The New York attorney general's office is investigating whether internet providers are over-charging consumers for broadband speeds they advertise but never deliver. According to reports from Bloomberg and Reuters, letters were sent to three internet providers in New York last week — Verizon, Time Warner Cable, and Cablevision — asking them to disclose how they advertise internet speeds to customers and the results of any internal testing of their services.
"New Yorkers deserve the internet speeds they pay for," said attorney general Eric Schneiderman. "But it turns out, many of us may be paying for one thing and getting another. Families pay a huge cost already for internet access in New York, so I will not tolerate a situation in which they aren’t getting what they have been promised." Studies have found that internet users in New York can be charged up to 10 times more for the same high-speed internet as residents of Hong Kong, Paris, and Tokyo.

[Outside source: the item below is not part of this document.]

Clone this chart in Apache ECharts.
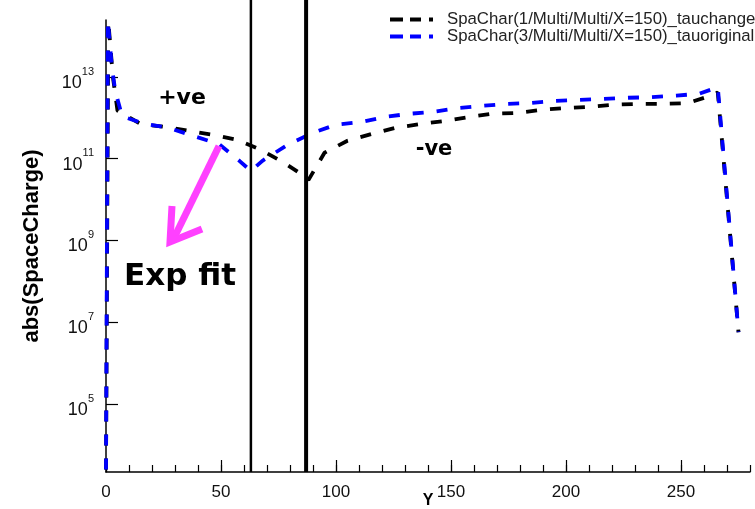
<!DOCTYPE html>
<html><head><meta charset="utf-8">
<script src="https://cdn.jsdelivr.net/npm/echarts@6/dist/echarts.min.js"></script>
<style>html,body{margin:0;padding:0;background:#fff}#c{width:755px;height:509px}</style>
</head><body><div id="c"></div>
<script>
// ---- data ----
const seriesNames = ['SpaChar(1/Multi/Multi/X=150)_tauchange', 'SpaChar(3/Multi/Multi/X=150)_tauoriginal'];
const xTauChange = [0, 1, 3, 5, 15, 26, 36, 46, 57, 67, 78, 87, 88, 95, 105, 116, 126, 137, 148, 158, 168, 179, 190, 200, 211, 221, 232, 242, 253, 263, 266, 275];
const yTauChange = [2.5e3, 2.3e14, 1.0e13, 1.5e12, 7.1e11, 6.0e11, 4.8e11, 3.9e11, 2.9e11, 1.7e11, 7.6e10, 3.5e10, 3.0e10, 1.4e11, 2.75e11, 4.1e11, 5.75e11, 7.1e11, 8.5e11, 1.05e12, 1.26e12, 1.32e12, 1.58e12, 1.74e12, 1.86e12, 2.1e12, 2.2e12, 2.2e12, 2.3e12, 3.5e12, 4.2e12, 5.7e6];
const xTauOriginal = [0, 0.8, 2.5, 4, 7, 9, 17, 27, 38, 49, 58, 63, 68, 79, 90, 100, 111, 121, 132, 142, 153, 163, 174, 184, 195, 206, 216, 227, 237, 248, 258, 266, 275];
const yTauOriginal = [2.5e3, 2.4e14, 1.9e13, 4.6e12, 1.1e12, 1.0e12, 7.1e11, 5.75e11, 3.6e11, 2.3e11, 8.9e10, 5.0e10, 8.9e10, 2.2e11, 4.3e11, 6.8e11, 7.9e11, 1.05e12, 1.26e12, 1.4e12, 1.74e12, 1.95e12, 2.2e12, 2.3e12, 2.6e12, 2.75e12, 2.9e12, 3.1e12, 3.2e12, 3.5e12, 3.9e12, 5.6e12, 5.7e6];
const xMajorTicks = [0, 50, 100, 150, 200, 250];
const yTickValues = [1e5, 1e7, 1e9, 1e11, 1e13];
const verticalMarkers = [63, 87];
const verticalMarkerWidths = [2.5, 4];
const annotations = ['+ve', '-ve', 'Exp fit'];

const X_MIN = 0, X_MAX = 280;
const Y_MIN = 2168, Y_MAX = 2.477e14;

function pairs(xs, ys) { return xs.map((x, i) => [x, ys[i]]); }

const dashIcon = 'path://M0,0H13V4H0Z M20,0H31V4H20Z M39,0H43V4H39Z';
const FONT = 'Liberation Sans';

const chart = echarts.init(document.getElementById('c'), null, { renderer: 'canvas' });
const option = {
  animation: false,
  backgroundColor: '#fff',
  grid: { left: 106, right: 5, top: 20, bottom: 37, containLabel: false, outerBoundsMode: 'none' },
  legend: {
    orient: 'vertical', left: 385, top: 6, itemGap: 0, itemWidth: 43, itemHeight: 4,
    selectedMode: false,
    data: seriesNames.map(n => ({ name: n, icon: dashIcon })),
    textStyle: { fontSize: 16.8, fontFamily: FONT, color: '#222', padding: [0, 0, 0, 9] }
  },
  xAxis: [
    {
      type: 'value', min: X_MIN, max: X_MAX, interval: 50, position: 'bottom',
      axisLine: { show: true, lineStyle: { color: '#000', width: 1.5 } },
      axisTick: { show: true, inside: true, length: 12, customValues: xMajorTicks, lineStyle: { color: '#000', width: 1.2 } },
      axisLabel: { customValues: xMajorTicks, fontSize: 17, fontFamily: FONT, color: '#111', margin: 12 },
      splitLine: { show: false },
      name: 'Y', nameLocation: 'middle', nameGap: 21, nameMoveOverlap: false,
      nameTextStyle: { fontSize: 16, fontWeight: 'bold', fontFamily: FONT, color: '#000' }
    },
    {
      type: 'value', min: X_MIN, max: X_MAX, interval: 10, position: 'bottom',
      axisLine: { show: false },
      axisTick: { show: true, inside: true, length: 7, lineStyle: { color: '#000', width: 1.2 } },
      axisLabel: { show: false },
      splitLine: { show: false }
    }
  ],
  yAxis: {
    type: 'log', logBase: 10, min: Y_MIN, max: Y_MAX,
    axisLine: { show: true, lineStyle: { color: '#000', width: 1.5 } },
    axisTick: { show: true, inside: true, length: 12, customValues: yTickValues, lineStyle: { color: '#000', width: 1.2 } },
    axisLabel: {
      customValues: yTickValues, margin: 12, padding: [4, 0, 0, 0],
      formatter: v => '{b|10}{s|' + Math.round(Math.log10(v)) + '}',
      rich: {
        b: { fontSize: 18, fontFamily: FONT, color: '#111', lineHeight: 26, verticalAlign: 'bottom' },
        s: { fontSize: 11, fontFamily: FONT, color: '#111', verticalAlign: 'top' }
      }
    },
    splitLine: { show: false },
    name: 'abs(SpaceCharge)', nameLocation: 'middle', nameGap: 63, nameMoveOverlap: false,
    nameTextStyle: { fontSize: 22, fontWeight: 'bold', fontFamily: FONT, color: '#000' }
  },
  series: [
    {
      name: seriesNames[0], type: 'line', xAxisIndex: 0, data: pairs(xTauChange, yTauChange),
      symbol: 'none', color: '#000', z: 2,
      lineStyle: { color: '#000', width: 3.8, type: [11, 13] }
    },
    {
      name: seriesNames[1], type: 'line', xAxisIndex: 0, data: pairs(xTauOriginal, yTauOriginal),
      symbol: 'none', color: '#0000ff', z: 3,
      lineStyle: { color: '#0000ff', width: 3.8, type: [11, 13] }
    }
  ]
};
chart.setOption(option);

// vertical marker lines (positions from data through the axis scale), decorations
const bottomPx = chart.convertToPixel({ yAxisIndex: 0 }, Y_MIN);
const graphics = verticalMarkers.map((xv, i) => {
  const px = chart.convertToPixel({ xAxisIndex: 0 }, xv);
  return { type: 'line', z: 10, shape: { x1: px, y1: 0, x2: px, y2: bottomPx }, style: { stroke: '#000', lineWidth: verticalMarkerWidths[i] } };
});
graphics.push(
  { type: 'text', z: 20, x: 182, y: 98, style: { text: annotations[0], font: 'bold 22px "DejaVu Sans"', fill: '#000', align: 'center', verticalAlign: 'middle' } },
  { type: 'text', z: 20, x: 434, y: 150, style: { text: annotations[1], font: 'bold 21px "DejaVu Sans"', fill: '#000', align: 'center', verticalAlign: 'middle' } },
  { type: 'text', z: 20, x: 180, y: 277, style: { text: annotations[2], font: 'bold 31px "DejaVu Sans"', fill: '#000', align: 'center', verticalAlign: 'middle' } },
  { type: 'polyline', z: 20, shape: { points: [[219, 146], [174, 238]] }, style: { stroke: '#ff40ff', lineWidth: 7, fill: null } },
  { type: 'polyline', z: 20, shape: { points: [[172, 206], [170, 242], [202, 229]] }, style: { stroke: '#ff40ff', lineWidth: 7, fill: null, lineJoin: 'miter' } }
);
chart.setOption({ graphic: graphics });
</script>
</body></html>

slow speeds could be caused by business disagreements, not technical difficulties
According to Bloomberg, Schneiderman's senior lawyer Tim Wu writes in the letters that he is "specifically concerned about the disruptions to the consumer experience caused by interconnection disputes." These disputes occur when one company's network joins another's, with a study last year suggesting that interconnection problems have a "severely negative impact" on internet performance. The same study notes that these difficulties are caused by disagreements between ISPs — not technical bottlenecks.
Wu, who is perhaps best known as a net neutrality advocate, and who joined the attorney general's office last month, reportedly warned Verizon, Time Warner Cable, and Cablevision that the internet speeds they offer "may deviate far enough from the speeds advertised to render the advertising deceptive." All three companies have denied that they're shortchanging customers, and have until November 8th to supply the requested material.
Updated October 26th, 9:57AM ET: Story updated to include Verizon's denial.